The action filed in a New York court on Thursday has identified HSBC as the issuer, trustee and custodian of the minibonds and BNY Mellon as custodian of some of the assets, said Peter Chan, chairman of the Allied Victims of Lehman Products in Hong Kong.
Chan said investors were seeking an order to release 1.6 billion US dollars worth of collateral held by the banks to more than 30,000 Hong Kong investors, and that it should not to be treated as part of Lehman's bankrupt estate.
"We have to turn to the US legal system for justice because the Hong Kong system gives no room for class actions," Chan told AFP.
He said the case involved 28 series of Lehman-backed minibonds. "Without any exception, the trustee of all the minibonds in this case is HSBC USA."
A statement from Coughlin Stoia, the US law firm representing the investors, said that HSBC, as a trustee, had failed to "protect the collateral backing the minibonds... and also failed to give notice of negative information about the derivatives underlying the minibonds".
A spokesman for HSBC told the Financial Times in a report on Saturday that it was only the trustee but not the issuer of the minibonds.
"Any suggestion that we were involved with the design or selling of the minibonds is wrong," the spokesman told the newspaper.

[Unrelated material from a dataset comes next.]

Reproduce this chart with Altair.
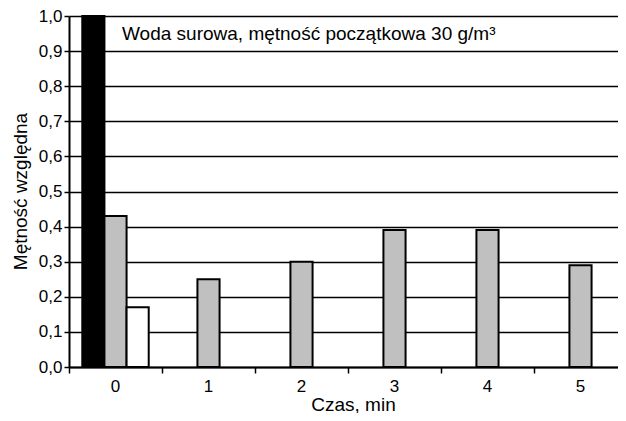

More than 40,000 Hong Kong investors, including many retirees, put 15.7 billion Hong Kong dollars (2.01 billion US) into minibonds and other complex derivative instruments backed by Lehman Brothers.
The Wall Street banking giant filed for bankruptcy in September as it buckled under the weight of the collapse in US sub-prime, or high risk, mortgages.
The Hong Kong investors mounted protests against the banks, the city's government and financial regulators, demanding a full refund.
The city's securities watchdog, the Securities and Futures Commission, is currently investigating some alleged cases of mis-selling of Lehman minibonds.